The show’s ratings took a dip in its final two seasons, having lost Friends as its powerful lead-in. The finale of the series aired on May 18, 2006, drawing 18.1 million viewers. Since then, its stars have experienced mixed fortunes. Megan Mullally landed her own talk show the following September, but it was cancelled a year later due to poor ratings. She was last seen guest starring on Boston Legal, and in an episode of Kathy Griffin’s My Life on the D-List. 

Sean Hayes, meanwhile, went onto musical theatre work and also starred in The Bucket List opposite Jack Nicholson and Morgan Freeman. His production company, Hazy Mills, is currently developing a new series, BiCoastal, about a man with a wife and a boyfriend on the West and East coasts of America. 

As for Will and Grace, Eric McCormack has starred in a TV movie remake of The Andromeda Strain, while Debra Messing has had the most post-W&G success, starring inThe Women, opposite Meg Ryan, and having her mini-series, The Starter Wife, turned into a regular series by the USA Network cable channel.  

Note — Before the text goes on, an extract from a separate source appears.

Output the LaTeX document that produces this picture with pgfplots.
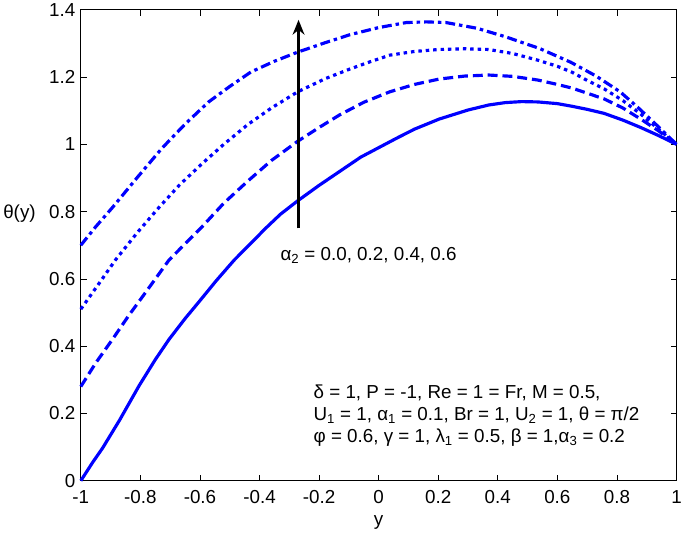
\documentclass[border=0pt]{standalone}
\usepackage{pgfplots}
\pgfplotsset{compat=1.18}
\usepackage{fontspec}
\setmainfont{Liberation Sans}
\usetikzlibrary{arrows.meta}
\definecolor{mblue}{rgb}{0,0,1}
\newcommand{\fs}{\fontsize{19}{22}\selectfont}
\begin{document}
\begin{tikzpicture}
\begin{axis}[
  scale only axis, width=602pt, height=476pt,
  xmin=-1, xmax=1, ymin=0, ymax=1.4,
  xtick={-1,-0.8,-0.6,-0.4,-0.2,0,0.2,0.4,0.6,0.8,1},
  xticklabels={-1,-0.8,-0.6,-0.4,-0.2,0,0.2,0.4,0.6,0.8,1},
  ytick={0,0.2,0.4,0.6,0.8,1,1.2,1.4},
  yticklabels={0,0.2,0.4,0.6,0.8,1,1.2,1.4},
  tick align=inside, major tick length=6pt,
  tick style={black, line width=0.7pt},
  axis line style={line width=0.7pt},
  ticklabel style={font=\fs},
  xticklabel style={yshift=-6pt},
  yticklabel style={xshift=-2pt},
  xlabel={y}, xlabel style={font=\fs, at={(rel axis cs:0.5,-0.088)}, anchor=center},
  ylabel={θ(y)}, ylabel style={font=\fs, rotate=-90, at={(rel axis cs:-0.103,0.567)}, anchor=center},
  clip=false,
]
% solid (alpha2 = 0.0)
\addplot[mblue, line width=3.2pt, solid, line join=round] coordinates {
(-1,0) (-0.96,0.055) (-0.927,0.097) (-0.87,0.18) (-0.804,0.283) (-0.75,0.36) (-0.704,0.42) (-0.65,0.482) (-0.605,0.53) (-0.545,0.595) (-0.485,0.656)
(-0.43,0.705) (-0.38,0.75) (-0.33,0.792) (-0.272,0.832) (-0.2,0.878) (-0.13,0.92) (-0.06,0.962) (0.0,0.99) (0.06,1.018) (0.12,1.045) (0.203,1.075)
(0.3,1.102) (0.37,1.117) (0.425,1.124) (0.48,1.127) (0.535,1.126) (0.6,1.121) (0.65,1.113) (0.7,1.104) (0.757,1.092) (0.82,1.072) (0.88,1.05) (0.94,1.026) (1,1.0)};
% dashed (alpha2 = 0.2)
\addplot[mblue, line width=3.2pt, dash pattern=on 10pt off 5pt] coordinates {
(-1,0.28) (-0.95,0.35) (-0.894,0.42) (-0.84,0.49) (-0.784,0.558) (-0.704,0.656) (-0.595,0.753) (-0.52,0.825) (-0.439,0.891) (-0.36,0.952) (-0.272,1.009)
(-0.2,1.05) (-0.13,1.088) (-0.05,1.125) (0.037,1.156) (0.12,1.178) (0.203,1.194) (0.29,1.203) (0.369,1.206) (0.45,1.202) (0.535,1.191) (0.6,1.178) (0.65,1.167) (0.757,1.135)
(0.82,1.108) (0.88,1.075) (0.94,1.04) (1,1.0)};
% dotted (alpha2 = 0.4)
\addplot[mblue, line width=3.2pt, dash pattern=on 3.5pt off 4pt] coordinates {
(-1,0.51) (-0.94,0.585) (-0.884,0.656) (-0.81,0.738) (-0.738,0.812) (-0.67,0.878) (-0.595,0.941) (-0.52,1.0) (-0.439,1.059) (-0.36,1.108) (-0.272,1.156) (-0.18,1.195) (-0.096,1.224)
(-0.03,1.245) (0.037,1.265) (0.12,1.276) (0.203,1.282) (0.29,1.284) (0.369,1.282) (0.45,1.27) (0.535,1.25) (0.6,1.232) (0.65,1.214) (0.7,1.19) (0.757,1.165) (0.82,1.13) (0.88,1.09) (0.94,1.045) (1,1.0)};
% dash-dot (alpha2 = 0.6)
\addplot[mblue, line width=3.2pt, dash pattern=on 10pt off 4pt on 3.5pt off 4pt] coordinates {
(-1,0.70) (-0.95,0.755) (-0.894,0.812) (-0.81,0.902) (-0.728,0.988) (-0.65,1.06) (-0.571,1.126) (-0.5,1.172) (-0.429,1.215) (-0.35,1.247) (-0.272,1.274) (-0.18,1.302) (-0.096,1.326)
(0.0,1.347) (0.093,1.362) (0.16,1.364) (0.226,1.362) (0.33,1.345) (0.425,1.32) (0.54,1.285) (0.645,1.244) (0.73,1.203) (0.811,1.156) (0.87,1.11) (0.93,1.06) (1,1.0)};
\draw[black, line width=2.2pt, -{Stealth[length=15pt,width=12pt]}] (axis cs:-0.269,0.75) -- (axis cs:-0.269,1.37);
\node[anchor=west, font=\fs, inner sep=0pt] at (axis cs:-0.33,0.67) {α\textsubscript{2} = 0.0, 0.2, 0.4, 0.6};
\node[anchor=north west, font=\fs, inner sep=0pt, align=left] at (axis cs:-0.219,0.285)
{\fontsize{19}{24}\selectfont δ = 1, P = -1, Re = 1 = Fr, M = 0.5,\\
U\textsubscript{1} = 1, α\textsubscript{1} = 0.1, Br = 1, U\textsubscript{2} = 1, θ = π/2\\
φ = 0.6, γ = 1, λ\textsubscript{1} = 0.5, β = 1,α\textsubscript{3} = 0.2};
\end{axis}
\end{tikzpicture}
\end{document}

Ten years ago, gay-themed television seemed in a perilous state. Will and Grace defied, and subsequently, re-defined industry expectations by playing the game, even if that was perceived as neutralising its gay quotient. Then, as now, it’s probably best to leave the politics aside, and just take it at face value for the well-produced, consistently funny comedy it is. And as for all those other concerns? In the words of Karen Walker: “Oh coulda, shoulda, Prada.”

1 comment:

Anonymous said...

What an erroneous article. Megan Mullally has just completed a successful run in Young Frankenstein on Broadway. She hasn't been out of work since Will and Grace ended. Sean Hayes only did a 3 week stint in musical theatre, he's been concentrating on films.